The proliferation of super PACs and their organizational push for 501(c)(4) support has generated debate about disclosure. Last week, however, the debate shifted back to another familiar disclosure question: whether the government may disclose the identity of those petitioning for a ballot issue. The question had risen through the Ninth Circuit in a case called Doe v. Reed, and reached the Supreme Court in 2010.

Washington State permits its voters to challenge state laws by referendum. 4% of voters must sign a petition to secure that referendum. Signatories must provide their name and address, and the state verifies that information when it receives a petition. Names and addresses later become discoverable under the state’s public information law.  For that reason, the Doe plaintiffs sought injunctive relief. They argued that the state disclosure law was unconstitutional on facial grounds, and as applied to them.  The district court granted relief on plaintiffs’ facial challenge: that the disclosure imposed an unconstitutional burden on plaintiffs First Amendment rights. As a result, the lower court never reached plaintiffs’ as applied challenge. After the Ninth Circuit reversed on appeal, the Supreme Court granted cert.

Writing for an 8-1 Majority, Justice Roberts affirmed the Ninth Circuit and rejected the facial challenge. Questioning whether disclosure chills speech, and noting that disclosure combats fraud, increases transparency, and ensures democratic accountability, Justice Roberts leaned on the Court’s landmark campaign finance case, Buckley v.
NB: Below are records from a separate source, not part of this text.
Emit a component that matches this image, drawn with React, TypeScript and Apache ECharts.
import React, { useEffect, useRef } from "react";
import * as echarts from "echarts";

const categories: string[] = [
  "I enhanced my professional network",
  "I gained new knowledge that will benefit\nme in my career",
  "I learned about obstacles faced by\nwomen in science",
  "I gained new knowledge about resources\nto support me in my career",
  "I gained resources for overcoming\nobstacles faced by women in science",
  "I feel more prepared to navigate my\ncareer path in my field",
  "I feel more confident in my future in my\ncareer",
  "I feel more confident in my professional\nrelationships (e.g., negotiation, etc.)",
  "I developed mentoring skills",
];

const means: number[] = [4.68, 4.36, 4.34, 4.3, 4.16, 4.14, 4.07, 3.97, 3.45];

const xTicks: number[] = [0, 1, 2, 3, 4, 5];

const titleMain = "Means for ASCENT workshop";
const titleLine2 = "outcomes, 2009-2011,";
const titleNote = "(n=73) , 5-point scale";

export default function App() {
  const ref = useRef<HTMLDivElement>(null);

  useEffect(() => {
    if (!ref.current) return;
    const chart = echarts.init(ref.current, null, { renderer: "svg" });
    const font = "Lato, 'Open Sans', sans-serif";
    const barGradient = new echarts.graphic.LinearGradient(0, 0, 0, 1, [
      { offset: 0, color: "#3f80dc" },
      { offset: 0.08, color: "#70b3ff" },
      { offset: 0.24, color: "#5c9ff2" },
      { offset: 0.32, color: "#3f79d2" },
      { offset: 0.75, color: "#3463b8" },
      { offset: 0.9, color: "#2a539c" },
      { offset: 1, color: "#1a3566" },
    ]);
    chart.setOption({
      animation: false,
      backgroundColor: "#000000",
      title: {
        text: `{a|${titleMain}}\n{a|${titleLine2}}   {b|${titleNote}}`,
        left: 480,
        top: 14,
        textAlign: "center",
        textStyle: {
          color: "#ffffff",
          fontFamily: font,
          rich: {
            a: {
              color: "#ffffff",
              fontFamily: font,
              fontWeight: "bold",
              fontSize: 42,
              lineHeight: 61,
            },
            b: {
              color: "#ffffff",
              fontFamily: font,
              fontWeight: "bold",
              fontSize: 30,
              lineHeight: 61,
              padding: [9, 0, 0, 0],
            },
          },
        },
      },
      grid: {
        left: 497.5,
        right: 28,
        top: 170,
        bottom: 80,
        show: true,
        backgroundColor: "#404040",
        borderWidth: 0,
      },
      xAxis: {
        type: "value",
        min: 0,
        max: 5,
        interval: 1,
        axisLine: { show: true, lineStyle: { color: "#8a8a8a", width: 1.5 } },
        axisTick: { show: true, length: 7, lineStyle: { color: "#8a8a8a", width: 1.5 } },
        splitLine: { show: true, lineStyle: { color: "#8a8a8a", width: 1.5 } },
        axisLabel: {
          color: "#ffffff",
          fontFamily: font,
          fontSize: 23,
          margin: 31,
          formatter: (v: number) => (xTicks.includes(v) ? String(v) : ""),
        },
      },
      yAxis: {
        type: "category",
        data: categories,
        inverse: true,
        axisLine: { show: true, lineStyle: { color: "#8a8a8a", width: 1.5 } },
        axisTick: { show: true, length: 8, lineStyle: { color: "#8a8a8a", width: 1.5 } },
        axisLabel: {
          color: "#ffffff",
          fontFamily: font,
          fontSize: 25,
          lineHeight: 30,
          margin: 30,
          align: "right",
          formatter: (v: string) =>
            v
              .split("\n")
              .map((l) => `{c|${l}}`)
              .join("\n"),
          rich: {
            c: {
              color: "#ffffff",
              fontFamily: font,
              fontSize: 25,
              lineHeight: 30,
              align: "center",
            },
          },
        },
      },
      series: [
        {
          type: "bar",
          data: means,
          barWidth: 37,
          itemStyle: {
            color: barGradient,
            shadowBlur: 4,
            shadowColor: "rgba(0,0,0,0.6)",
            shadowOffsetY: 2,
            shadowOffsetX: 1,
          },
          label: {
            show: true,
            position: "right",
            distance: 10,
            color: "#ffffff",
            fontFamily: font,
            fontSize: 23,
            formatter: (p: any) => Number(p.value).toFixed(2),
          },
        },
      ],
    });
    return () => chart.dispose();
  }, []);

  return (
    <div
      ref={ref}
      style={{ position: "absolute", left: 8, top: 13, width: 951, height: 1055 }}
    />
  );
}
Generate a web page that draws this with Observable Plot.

Valeo. In a powerful concurrence, Justice Scalia asserted that:

“Requiring people to stand up in public for their political acts fosters civic courage, without which democracy is doomed.”

That rhetoric presaged the Court’s doubt about the plaintiffs’ potential to prevail on their as applied challenge. In that challenge, the plaintiffs asserted that they were and would be subjected to harassment because of their advocacy. Plaintiffs’ were targeting repeal of domestic partner rights for same-sex couples. Though he did not decide the issue, Justice Scalia reminded that “There are laws against threats and intimidation; and harsh criticism, short of unlawful action, is a price our people have traditionally been willing to pay for self- governance.” He, along with Justices Stevens, Ginsberg, Breyer and Sotomayor, would have rejected the as applied claim. Regardless, the Court remanded to the district court for further proceedings.

The district court succinctly summarized the legal framework within which it would evaluated the as applied challenge. It noted that in Buckley the Supreme Court recognized:

“The State’s interest in preserving the integrity of the electoral process is undoubtedly important. States allowing ballot initiatives have considerable leeway to protect the integrity and reliability of the initiative process, as they have with respect to election processes generally.”

To evaluate the disclosure law’s constitutionality, then, the district court asked whether there was “a reasonable probability that the compelled disclosure [of personal information] will subject them to threats, harassment, or reprisals from either Government officials or private parties.” That standard is derived from a long line of Supreme Court cases that includes NAACP v. Alabama, Brown v. Socialist Workers, as well as Buckley, Citizens United, and Doe. Those cases, the district court said, also establish that:

as-applied challenges have been successfully raised only by minor parties, . . . having small constituencies and promoting historically unpopular and almost universally-rejected ideas.

To finishing teeing up its assessment of the facts in Doe, the court drew on Justice Sotomayor’s Doe concurrence to assert that threats, harassment, or reprisals need to be pervasive, and need to impact those bringing the as applied challenge.

Turning to the facts, the district court was unsatisfied that the Doe plaintiffs had satisfied the requisites for securing an exemption from disclosure. The court doubted whether plaintiffs represented a sufficiently marginalized view to meet the “historically unpopular and almost universally-rejected” standard. It also dismissed the relevance of anecdotal evidence from other state campaigns to repeal marriage-equality or rights-parity legislation. Having done so, it evaluated Doe’s evidence of harassment, threats, and reprisals, concluding that Doe’s evidence did “not rise to the level or amount of uncontroverted evidence” necessary to sustain as-applied challenges.

With Doe decided, attention will turn to California. There, proponents of proposition 8 have initiated litigation to suppress their identities. Some believe that the litigation is unlikely to succeed after the Doe (on remand) ruling. Whatever the outcome in California, Doe v. Reed on remand has and will incite argument. Has the government inappropriately cabined anonymous speech? If disclosure does impose harm on an individual, do existing remedies effectively address those harms? Can further government action, like strong employment discrimination laws or systematic law enforcement, cabin harms?